[Begin EXERCISE INPUT]
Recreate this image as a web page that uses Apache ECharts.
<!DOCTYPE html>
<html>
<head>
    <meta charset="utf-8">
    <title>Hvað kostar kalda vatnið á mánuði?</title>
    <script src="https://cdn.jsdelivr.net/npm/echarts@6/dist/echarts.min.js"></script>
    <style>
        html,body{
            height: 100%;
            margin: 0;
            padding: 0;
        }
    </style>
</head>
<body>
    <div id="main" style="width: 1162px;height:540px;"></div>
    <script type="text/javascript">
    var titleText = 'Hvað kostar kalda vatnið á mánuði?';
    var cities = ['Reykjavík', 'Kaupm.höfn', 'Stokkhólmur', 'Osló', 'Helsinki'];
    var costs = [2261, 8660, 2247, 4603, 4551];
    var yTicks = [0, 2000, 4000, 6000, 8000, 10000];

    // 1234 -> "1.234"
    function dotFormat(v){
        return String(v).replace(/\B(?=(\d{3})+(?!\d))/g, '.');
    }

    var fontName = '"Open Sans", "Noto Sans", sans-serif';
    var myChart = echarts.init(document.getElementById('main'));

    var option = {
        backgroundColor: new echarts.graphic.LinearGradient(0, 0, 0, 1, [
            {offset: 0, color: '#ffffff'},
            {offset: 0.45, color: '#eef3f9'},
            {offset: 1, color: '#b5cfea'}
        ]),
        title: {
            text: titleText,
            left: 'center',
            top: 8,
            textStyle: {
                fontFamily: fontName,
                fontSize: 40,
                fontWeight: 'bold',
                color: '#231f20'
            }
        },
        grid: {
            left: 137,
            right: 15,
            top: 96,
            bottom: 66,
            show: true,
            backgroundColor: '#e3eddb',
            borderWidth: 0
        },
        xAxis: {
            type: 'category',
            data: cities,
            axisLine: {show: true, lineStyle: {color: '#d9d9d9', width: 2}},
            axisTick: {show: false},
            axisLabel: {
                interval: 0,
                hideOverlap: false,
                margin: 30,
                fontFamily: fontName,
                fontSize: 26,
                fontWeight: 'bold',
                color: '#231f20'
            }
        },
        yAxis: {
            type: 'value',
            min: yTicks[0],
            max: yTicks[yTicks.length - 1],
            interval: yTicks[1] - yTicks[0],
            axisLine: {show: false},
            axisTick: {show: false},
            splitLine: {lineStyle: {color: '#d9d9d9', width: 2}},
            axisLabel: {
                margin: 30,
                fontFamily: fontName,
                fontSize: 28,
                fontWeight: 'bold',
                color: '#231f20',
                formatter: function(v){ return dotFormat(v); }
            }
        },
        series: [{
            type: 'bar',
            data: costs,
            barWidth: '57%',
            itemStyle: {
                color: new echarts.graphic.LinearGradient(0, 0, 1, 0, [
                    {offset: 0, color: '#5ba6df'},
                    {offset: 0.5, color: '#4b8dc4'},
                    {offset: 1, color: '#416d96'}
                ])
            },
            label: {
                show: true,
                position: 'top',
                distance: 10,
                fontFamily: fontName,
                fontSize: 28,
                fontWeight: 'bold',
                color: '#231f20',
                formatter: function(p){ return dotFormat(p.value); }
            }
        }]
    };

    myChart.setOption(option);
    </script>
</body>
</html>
[End EXERCISE INPUT]
[Begin EXERCISE INPUT]
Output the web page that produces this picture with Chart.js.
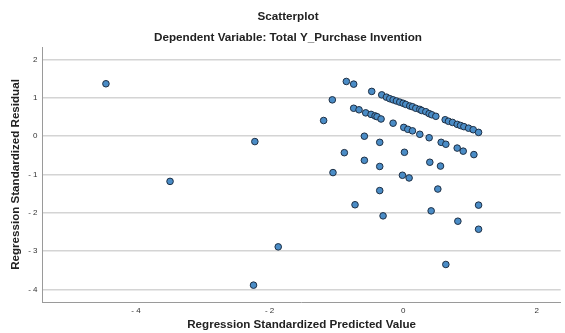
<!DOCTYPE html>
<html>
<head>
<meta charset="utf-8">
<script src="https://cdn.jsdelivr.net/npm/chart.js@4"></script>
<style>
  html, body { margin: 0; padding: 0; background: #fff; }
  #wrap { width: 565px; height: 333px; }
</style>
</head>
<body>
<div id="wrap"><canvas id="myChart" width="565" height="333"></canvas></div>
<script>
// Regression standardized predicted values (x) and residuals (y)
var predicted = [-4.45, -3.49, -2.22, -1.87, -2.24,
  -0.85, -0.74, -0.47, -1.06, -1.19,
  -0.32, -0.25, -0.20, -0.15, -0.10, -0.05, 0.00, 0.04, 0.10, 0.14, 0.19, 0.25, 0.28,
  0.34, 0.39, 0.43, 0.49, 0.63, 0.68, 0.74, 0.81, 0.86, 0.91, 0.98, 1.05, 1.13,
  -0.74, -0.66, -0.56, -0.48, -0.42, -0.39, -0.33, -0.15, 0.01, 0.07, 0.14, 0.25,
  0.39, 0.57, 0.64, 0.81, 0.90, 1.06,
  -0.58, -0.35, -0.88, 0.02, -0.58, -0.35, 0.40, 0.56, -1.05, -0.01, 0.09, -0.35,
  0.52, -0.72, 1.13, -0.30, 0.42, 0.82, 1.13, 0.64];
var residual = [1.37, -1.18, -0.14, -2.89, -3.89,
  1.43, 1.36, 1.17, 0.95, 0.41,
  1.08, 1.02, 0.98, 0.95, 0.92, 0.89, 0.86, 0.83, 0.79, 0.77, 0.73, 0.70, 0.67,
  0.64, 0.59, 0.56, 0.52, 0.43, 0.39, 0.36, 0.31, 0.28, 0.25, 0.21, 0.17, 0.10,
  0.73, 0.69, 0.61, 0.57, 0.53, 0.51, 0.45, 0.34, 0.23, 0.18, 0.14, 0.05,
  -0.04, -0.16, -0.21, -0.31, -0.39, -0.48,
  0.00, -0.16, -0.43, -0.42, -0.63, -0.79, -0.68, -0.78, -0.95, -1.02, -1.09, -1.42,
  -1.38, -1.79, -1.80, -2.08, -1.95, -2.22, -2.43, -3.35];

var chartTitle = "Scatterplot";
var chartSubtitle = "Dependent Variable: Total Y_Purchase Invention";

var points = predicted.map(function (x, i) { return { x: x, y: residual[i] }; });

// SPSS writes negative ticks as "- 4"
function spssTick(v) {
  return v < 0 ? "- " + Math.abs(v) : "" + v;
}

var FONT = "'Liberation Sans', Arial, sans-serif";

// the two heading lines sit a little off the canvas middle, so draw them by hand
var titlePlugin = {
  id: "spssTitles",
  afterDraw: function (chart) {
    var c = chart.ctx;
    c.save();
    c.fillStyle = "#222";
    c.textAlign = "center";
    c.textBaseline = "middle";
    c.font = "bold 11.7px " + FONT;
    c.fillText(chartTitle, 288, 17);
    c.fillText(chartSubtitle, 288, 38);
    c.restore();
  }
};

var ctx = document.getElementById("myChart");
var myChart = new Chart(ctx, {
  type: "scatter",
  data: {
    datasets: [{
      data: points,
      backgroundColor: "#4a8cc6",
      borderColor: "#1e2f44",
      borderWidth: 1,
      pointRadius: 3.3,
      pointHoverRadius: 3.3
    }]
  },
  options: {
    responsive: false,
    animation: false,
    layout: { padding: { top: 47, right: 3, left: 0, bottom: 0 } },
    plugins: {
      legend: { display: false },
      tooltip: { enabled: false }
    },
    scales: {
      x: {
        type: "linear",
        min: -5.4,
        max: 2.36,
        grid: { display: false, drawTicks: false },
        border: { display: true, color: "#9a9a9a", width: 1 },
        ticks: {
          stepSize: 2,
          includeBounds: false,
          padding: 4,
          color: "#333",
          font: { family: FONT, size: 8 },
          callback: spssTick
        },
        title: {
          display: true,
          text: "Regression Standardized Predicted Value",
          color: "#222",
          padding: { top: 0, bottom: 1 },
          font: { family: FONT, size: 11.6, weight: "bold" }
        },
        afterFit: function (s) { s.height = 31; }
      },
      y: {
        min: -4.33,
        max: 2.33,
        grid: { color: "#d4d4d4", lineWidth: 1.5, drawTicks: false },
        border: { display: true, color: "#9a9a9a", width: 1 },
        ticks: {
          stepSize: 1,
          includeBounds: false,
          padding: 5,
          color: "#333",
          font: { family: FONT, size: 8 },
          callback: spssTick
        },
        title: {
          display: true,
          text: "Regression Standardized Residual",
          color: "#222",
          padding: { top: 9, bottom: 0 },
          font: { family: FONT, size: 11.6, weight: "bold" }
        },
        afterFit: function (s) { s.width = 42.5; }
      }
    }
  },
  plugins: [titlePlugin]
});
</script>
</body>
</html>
[End EXERCISE INPUT]
[Begin EXERCISE INPUT]
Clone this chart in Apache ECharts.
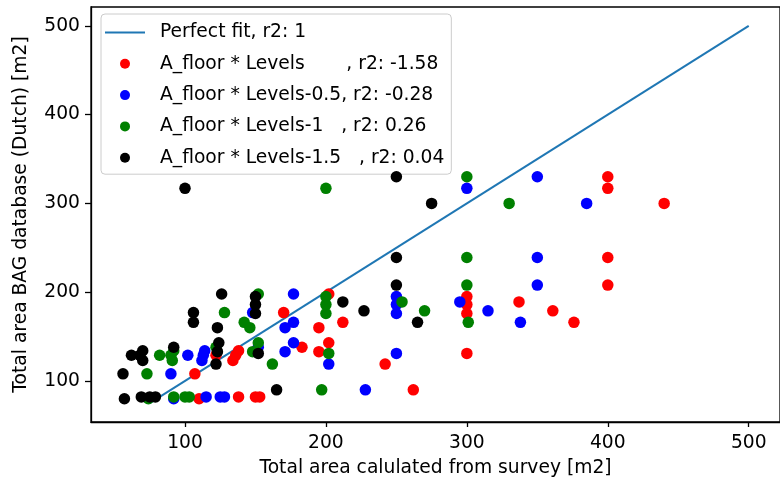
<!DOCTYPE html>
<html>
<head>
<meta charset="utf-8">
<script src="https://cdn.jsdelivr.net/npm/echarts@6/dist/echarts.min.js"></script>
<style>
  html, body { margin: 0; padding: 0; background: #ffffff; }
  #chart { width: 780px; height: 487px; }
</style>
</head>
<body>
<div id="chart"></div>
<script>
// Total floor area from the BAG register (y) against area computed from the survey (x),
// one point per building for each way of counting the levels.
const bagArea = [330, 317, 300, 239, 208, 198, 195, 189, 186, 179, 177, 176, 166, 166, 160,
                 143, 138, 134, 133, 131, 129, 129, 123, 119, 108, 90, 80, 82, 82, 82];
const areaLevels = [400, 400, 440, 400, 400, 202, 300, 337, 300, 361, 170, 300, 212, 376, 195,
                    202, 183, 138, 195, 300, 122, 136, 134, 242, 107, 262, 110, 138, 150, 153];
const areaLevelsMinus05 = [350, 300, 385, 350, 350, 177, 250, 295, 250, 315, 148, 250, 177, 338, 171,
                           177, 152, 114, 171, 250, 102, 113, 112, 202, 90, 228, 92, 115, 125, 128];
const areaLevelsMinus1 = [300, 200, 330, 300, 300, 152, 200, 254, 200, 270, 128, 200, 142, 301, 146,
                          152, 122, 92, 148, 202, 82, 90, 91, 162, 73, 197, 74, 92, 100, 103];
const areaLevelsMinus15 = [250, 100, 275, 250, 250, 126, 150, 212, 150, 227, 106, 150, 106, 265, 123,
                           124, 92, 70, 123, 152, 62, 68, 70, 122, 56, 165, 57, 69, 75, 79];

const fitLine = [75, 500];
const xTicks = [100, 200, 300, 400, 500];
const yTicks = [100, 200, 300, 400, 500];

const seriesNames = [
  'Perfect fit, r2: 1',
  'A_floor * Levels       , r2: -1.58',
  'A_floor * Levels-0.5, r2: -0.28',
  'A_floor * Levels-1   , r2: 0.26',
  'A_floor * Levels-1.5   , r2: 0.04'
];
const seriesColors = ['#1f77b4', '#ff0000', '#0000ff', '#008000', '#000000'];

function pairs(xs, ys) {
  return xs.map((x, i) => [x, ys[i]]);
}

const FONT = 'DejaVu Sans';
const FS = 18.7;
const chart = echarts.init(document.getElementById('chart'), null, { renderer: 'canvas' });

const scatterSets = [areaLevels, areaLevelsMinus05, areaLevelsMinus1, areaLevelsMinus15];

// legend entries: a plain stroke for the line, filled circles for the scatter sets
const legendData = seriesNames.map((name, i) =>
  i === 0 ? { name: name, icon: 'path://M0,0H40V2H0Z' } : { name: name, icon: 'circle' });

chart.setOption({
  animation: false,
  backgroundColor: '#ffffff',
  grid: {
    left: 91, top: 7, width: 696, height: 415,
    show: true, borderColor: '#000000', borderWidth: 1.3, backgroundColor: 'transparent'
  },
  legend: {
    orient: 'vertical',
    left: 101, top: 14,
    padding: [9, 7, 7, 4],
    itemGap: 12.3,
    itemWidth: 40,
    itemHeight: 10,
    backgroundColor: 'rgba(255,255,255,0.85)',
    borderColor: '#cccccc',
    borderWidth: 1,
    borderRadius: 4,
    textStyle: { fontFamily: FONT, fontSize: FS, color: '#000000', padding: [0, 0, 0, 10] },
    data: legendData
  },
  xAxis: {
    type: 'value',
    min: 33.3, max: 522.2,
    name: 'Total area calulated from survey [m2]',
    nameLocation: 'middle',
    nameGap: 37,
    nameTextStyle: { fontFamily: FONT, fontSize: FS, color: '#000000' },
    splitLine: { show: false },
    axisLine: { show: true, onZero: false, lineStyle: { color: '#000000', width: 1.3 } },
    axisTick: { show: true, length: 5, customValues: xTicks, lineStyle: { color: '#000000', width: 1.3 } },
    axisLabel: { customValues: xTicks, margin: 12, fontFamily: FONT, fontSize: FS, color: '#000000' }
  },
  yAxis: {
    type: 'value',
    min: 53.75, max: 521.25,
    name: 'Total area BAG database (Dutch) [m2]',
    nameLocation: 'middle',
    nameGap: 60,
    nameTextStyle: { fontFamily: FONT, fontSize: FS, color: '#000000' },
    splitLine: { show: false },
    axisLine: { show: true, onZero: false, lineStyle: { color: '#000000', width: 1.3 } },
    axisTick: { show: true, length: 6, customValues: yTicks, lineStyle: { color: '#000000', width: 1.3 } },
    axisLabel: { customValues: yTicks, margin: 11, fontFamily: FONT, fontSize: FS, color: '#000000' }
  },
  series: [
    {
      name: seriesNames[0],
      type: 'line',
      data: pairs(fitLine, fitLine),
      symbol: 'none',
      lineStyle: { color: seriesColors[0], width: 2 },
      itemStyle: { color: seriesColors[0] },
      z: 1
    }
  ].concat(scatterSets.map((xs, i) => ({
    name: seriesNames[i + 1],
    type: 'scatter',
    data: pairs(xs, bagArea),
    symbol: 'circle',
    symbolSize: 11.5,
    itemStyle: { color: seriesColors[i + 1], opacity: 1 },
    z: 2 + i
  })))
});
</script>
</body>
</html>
[End EXERCISE INPUT]
AIM
Take every line from the records above that has the word "Apache" and copy it.

WRITTEN SOLUTION
Recreate this image as a web page that uses Apache ECharts.
Clone this chart in Apache ECharts.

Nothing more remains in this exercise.